Cette proposition pourra paraître limitée au regard de l'institution d'un haut représentant disposant d'une stature politique et destiné à se consacrer entièrement à la politique étrangère commune. Mais les esprits ne sont pas encore mûrs pour cette avancée décisive dans la mise en oeuvre d'une diplomatie européenne. Aussi, dans l'immédiat, la modestie apparaît-elle à la fois nécessaire et suffisante. Nécessaire car il vaut mieux utiliser une instance existante, le secrétariat général du Conseil, plutôt que d'accepter en guise de compromis la création d'une entité au profil administratif nécessairement redondant. L'habitude française de résoudre un problème en superposant les institutions les unes aux autres plutôt qu'en cherchant à élaguer ou améliorer le fonctionnement des institutions existantes nous est trop familière pour que nous puissions nous rallier à une demi-mesure.

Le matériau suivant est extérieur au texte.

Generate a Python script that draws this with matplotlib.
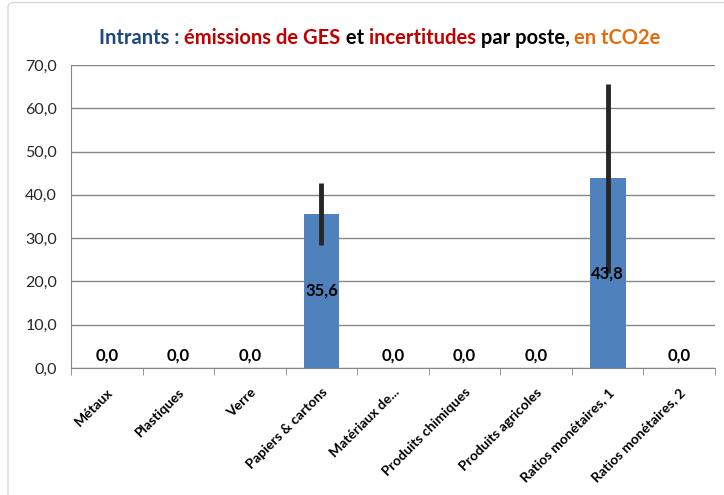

En second lieu, à trop se concentrer sur la question de la représentation de la politique étrangère on perd de vue le problème de fond de la mise en place d'une politique étrangère commune : l'accord indispensable des Etats membres. Continuité et visibilité sont sans doute indispensables mais croit-on remplir ces conditions par l'institution d'une autorité nouvelle ou le renforcement d'une instance existante ? Quelle que soit la solution retenue, l'institution chargée de représenter les Quinze sera condamnée à l'impuissance si les Etats-membres apparaissent incapables de dégager une attitude commune. Inversement une réelle détermination de l'Union lui conférera influence et autorité sur la scène internationale, que cette volonté s'exprime à plusieurs voix ou comme il est certes préférable, à une seule.

Aussi convient-il de ne pas inverser l'ordre des priorités, le problème de la représentation de l'Union apparaît second par rapport aux moyens de favoriser l'émergence d'une volonté commune.

* 12 Au 1er janvier 1995 les compétences dans le domaine des relations extérieures se trouvaient réparties de la façon suivante : les relations extérieures avec la Méditerranée-Sud, le Moyen et le Proche-Orient, l'Amérique latine, l'Asie -à l'exception de l'Asie orientale- constituent le secteur de compétences du vice-président de la Commission, M. Manuel Marin (Espagne) ; les relations extérieures avec l'Amérique du Nord, l'Australie, la Nouvelle-Zélande, le Japon, la Chine, la Corée du Sud, Hong-Kong, Taïwan relèvent du vice-président de la Commission, Sir Leon Brittan (Royaume-Uni) ; les relations extérieures avec les pays d'Europe centrale et orientale et les pays issus de l'ancienne Union Soviétique, la Turquie, Chypre, Malte relèvent de M. Hans Van den Broek (Pays-Bas) ; les relations extérieures avec les pays d'Afrique, des Caraïbes et du Pacifique et l'Afrique du Sud constituent le secteur de compétences de M. João de Deus Pinheiro (Portugal).

* 13 Voir Y. Guéna, La réforme de 1996 des institutions de l'Union européenne. Rapport d'information n° 224, Sénat.